### [INSTRUCTION]
Please reproduce exactly the lines between the line holding "Reproduce this diagram with TikZ." and the line holding "(0,0) rectangle (1333,659);", inclusive, leaving out any pictures.

# START OF DATA EXCERPTS

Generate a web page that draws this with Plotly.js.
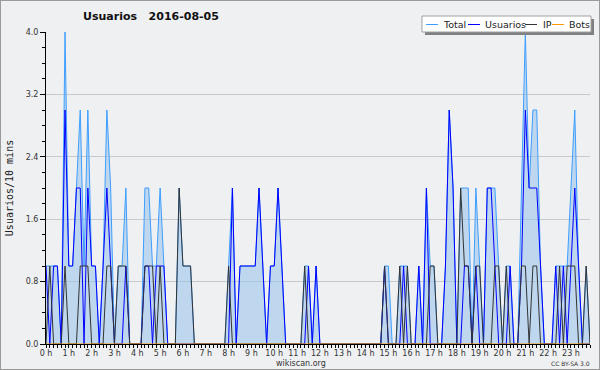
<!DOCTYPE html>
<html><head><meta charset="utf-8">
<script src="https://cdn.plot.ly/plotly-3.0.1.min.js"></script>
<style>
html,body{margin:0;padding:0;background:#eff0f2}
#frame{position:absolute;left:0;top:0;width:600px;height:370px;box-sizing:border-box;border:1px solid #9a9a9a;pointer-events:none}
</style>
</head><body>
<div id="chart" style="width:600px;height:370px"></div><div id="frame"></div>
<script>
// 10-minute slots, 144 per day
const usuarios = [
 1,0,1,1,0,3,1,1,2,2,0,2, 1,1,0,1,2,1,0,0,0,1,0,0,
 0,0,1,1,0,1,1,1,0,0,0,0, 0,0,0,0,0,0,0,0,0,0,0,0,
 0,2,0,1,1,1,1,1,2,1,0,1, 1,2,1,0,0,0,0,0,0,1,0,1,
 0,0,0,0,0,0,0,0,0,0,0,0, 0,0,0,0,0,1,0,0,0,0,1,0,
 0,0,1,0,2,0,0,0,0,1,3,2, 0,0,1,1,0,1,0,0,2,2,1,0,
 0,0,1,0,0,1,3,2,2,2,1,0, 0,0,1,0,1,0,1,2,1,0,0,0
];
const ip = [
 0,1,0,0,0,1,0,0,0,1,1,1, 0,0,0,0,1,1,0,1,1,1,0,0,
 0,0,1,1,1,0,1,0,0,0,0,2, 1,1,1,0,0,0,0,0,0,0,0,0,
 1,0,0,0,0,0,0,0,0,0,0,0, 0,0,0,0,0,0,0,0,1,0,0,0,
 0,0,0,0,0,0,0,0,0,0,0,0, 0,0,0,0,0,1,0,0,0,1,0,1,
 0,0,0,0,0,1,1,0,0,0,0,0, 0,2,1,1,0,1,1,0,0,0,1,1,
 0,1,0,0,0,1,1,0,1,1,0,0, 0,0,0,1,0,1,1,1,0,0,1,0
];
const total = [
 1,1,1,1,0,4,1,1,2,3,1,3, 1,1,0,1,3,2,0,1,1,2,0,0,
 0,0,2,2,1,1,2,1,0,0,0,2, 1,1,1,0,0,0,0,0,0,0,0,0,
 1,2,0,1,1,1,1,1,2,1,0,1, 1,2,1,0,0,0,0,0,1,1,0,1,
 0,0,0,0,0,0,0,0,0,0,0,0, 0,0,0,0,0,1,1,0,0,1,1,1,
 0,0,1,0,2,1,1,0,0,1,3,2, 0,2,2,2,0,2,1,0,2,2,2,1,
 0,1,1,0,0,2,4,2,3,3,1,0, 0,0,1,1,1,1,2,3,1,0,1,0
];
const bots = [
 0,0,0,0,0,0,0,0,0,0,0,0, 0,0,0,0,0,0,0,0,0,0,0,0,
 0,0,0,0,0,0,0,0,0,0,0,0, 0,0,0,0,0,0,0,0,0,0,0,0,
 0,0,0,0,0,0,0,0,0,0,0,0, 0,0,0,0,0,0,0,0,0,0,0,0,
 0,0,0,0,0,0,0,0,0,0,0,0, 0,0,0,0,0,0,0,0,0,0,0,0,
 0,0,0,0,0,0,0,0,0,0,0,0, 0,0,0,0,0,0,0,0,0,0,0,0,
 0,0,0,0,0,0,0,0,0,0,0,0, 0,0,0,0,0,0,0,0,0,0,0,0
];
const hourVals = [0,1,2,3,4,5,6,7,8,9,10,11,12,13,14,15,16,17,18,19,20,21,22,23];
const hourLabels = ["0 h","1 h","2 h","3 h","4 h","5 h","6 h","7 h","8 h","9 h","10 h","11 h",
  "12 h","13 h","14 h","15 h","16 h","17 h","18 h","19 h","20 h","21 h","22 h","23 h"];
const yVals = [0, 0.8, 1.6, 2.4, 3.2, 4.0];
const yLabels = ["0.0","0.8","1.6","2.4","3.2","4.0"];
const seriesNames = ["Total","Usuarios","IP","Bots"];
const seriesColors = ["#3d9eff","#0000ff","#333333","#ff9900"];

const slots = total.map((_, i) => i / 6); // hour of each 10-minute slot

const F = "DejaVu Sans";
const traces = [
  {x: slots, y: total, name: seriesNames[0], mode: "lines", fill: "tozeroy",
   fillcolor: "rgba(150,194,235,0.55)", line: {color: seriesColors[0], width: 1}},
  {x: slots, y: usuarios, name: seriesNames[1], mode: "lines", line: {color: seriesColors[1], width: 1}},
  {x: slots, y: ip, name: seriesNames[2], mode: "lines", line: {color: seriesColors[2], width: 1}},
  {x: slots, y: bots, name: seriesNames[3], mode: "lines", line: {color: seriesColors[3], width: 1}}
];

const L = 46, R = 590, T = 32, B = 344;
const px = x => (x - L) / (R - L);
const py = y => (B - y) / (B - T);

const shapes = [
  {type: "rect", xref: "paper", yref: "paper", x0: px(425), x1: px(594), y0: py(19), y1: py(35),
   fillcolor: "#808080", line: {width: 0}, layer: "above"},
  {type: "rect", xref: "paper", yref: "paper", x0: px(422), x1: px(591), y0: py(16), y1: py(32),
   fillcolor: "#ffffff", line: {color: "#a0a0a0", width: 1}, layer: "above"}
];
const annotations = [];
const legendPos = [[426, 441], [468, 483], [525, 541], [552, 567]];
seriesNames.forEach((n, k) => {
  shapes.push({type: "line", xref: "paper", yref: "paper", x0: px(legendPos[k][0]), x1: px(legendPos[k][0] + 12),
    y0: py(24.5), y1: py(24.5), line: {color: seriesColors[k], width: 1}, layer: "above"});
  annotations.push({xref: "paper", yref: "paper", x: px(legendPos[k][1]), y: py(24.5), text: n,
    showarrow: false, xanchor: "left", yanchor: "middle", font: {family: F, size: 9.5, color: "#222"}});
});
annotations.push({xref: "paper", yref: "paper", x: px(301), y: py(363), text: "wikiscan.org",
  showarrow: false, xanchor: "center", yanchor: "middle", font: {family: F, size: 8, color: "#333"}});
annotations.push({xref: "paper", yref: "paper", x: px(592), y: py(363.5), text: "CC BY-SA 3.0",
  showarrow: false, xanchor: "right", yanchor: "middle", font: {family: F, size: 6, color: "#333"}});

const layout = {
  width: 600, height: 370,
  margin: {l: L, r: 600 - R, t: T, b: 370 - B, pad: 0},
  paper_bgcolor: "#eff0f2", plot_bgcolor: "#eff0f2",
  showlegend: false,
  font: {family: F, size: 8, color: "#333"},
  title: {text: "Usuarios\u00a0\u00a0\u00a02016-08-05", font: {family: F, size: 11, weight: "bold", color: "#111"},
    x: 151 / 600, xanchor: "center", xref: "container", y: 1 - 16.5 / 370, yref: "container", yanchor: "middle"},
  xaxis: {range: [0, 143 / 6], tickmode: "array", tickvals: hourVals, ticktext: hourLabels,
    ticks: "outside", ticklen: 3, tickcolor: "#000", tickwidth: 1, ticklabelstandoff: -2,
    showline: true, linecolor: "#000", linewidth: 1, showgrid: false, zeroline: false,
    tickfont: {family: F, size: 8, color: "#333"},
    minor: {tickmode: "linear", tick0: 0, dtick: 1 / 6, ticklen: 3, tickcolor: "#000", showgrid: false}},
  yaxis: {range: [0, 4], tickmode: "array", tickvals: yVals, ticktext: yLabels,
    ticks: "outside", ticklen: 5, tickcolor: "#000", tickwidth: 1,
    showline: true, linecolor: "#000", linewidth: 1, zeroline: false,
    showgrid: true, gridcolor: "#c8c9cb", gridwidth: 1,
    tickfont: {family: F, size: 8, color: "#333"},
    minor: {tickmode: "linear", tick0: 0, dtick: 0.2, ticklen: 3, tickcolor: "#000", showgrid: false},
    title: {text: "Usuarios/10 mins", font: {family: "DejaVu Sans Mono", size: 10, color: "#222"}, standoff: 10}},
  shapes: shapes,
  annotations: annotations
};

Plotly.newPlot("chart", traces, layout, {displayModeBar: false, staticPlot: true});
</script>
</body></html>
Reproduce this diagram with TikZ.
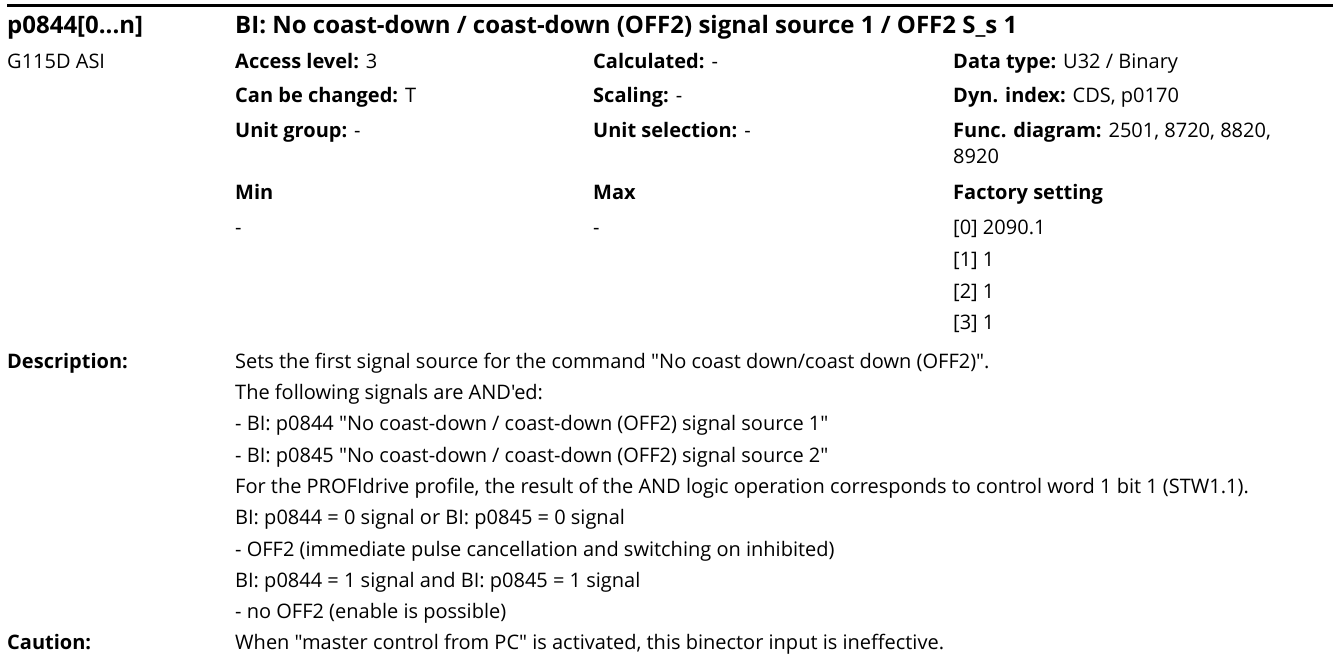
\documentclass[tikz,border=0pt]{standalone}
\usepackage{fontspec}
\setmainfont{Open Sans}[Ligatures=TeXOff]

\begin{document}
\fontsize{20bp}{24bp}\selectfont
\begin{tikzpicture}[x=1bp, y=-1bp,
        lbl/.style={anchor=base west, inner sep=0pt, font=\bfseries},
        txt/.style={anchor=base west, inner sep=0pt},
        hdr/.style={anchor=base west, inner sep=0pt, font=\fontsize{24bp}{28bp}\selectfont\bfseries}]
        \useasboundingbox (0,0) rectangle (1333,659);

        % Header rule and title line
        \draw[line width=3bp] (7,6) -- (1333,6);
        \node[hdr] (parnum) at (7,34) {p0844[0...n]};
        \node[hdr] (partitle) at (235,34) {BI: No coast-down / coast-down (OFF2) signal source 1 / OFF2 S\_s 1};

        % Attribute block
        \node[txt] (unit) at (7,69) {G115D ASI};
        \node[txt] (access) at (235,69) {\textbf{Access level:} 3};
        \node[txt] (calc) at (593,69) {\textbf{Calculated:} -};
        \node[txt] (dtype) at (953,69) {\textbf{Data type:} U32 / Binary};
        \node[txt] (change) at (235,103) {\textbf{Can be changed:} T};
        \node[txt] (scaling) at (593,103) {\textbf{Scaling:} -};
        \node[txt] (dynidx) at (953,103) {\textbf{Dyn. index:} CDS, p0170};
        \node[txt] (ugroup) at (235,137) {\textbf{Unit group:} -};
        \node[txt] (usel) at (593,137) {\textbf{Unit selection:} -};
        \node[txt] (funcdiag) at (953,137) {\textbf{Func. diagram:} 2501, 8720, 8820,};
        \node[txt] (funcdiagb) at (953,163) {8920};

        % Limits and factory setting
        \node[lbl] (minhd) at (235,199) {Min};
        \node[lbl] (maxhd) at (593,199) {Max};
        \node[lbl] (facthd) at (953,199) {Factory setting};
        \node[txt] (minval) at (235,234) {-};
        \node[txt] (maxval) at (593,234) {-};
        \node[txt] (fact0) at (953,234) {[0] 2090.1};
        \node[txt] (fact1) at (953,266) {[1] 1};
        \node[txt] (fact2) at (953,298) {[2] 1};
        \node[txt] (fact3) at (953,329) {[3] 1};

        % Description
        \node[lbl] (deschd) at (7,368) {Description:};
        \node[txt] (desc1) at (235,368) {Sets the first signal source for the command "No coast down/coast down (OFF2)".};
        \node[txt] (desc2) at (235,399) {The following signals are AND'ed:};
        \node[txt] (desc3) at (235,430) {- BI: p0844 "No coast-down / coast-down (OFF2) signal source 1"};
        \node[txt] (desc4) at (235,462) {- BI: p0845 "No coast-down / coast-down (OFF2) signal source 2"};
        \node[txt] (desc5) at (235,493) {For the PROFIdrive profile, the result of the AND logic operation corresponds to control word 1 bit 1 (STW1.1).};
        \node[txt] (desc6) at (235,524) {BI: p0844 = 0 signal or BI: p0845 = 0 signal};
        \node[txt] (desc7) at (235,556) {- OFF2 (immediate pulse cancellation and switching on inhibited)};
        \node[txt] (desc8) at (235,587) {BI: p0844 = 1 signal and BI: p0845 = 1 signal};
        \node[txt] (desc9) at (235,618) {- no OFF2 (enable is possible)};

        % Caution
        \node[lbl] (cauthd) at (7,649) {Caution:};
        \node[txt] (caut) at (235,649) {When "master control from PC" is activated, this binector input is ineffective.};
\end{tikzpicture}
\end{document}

# END OF DATA EXCERPTS

### [TASK OUTPUT]
Reproduce this diagram with TikZ.
\documentclass[tikz,border=0pt]{standalone}
\usepackage{fontspec}
\setmainfont{Open Sans}[Ligatures=TeXOff]

\begin{document}
\fontsize{20bp}{24bp}\selectfont
\begin{tikzpicture}[x=1bp, y=-1bp,
        lbl/.style={anchor=base west, inner sep=0pt, font=\bfseries},
        txt/.style={anchor=base west, inner sep=0pt},
        hdr/.style={anchor=base west, inner sep=0pt, font=\fontsize{24bp}{28bp}\selectfont\bfseries}]
        \useasboundingbox (0,0) rectangle (1333,659);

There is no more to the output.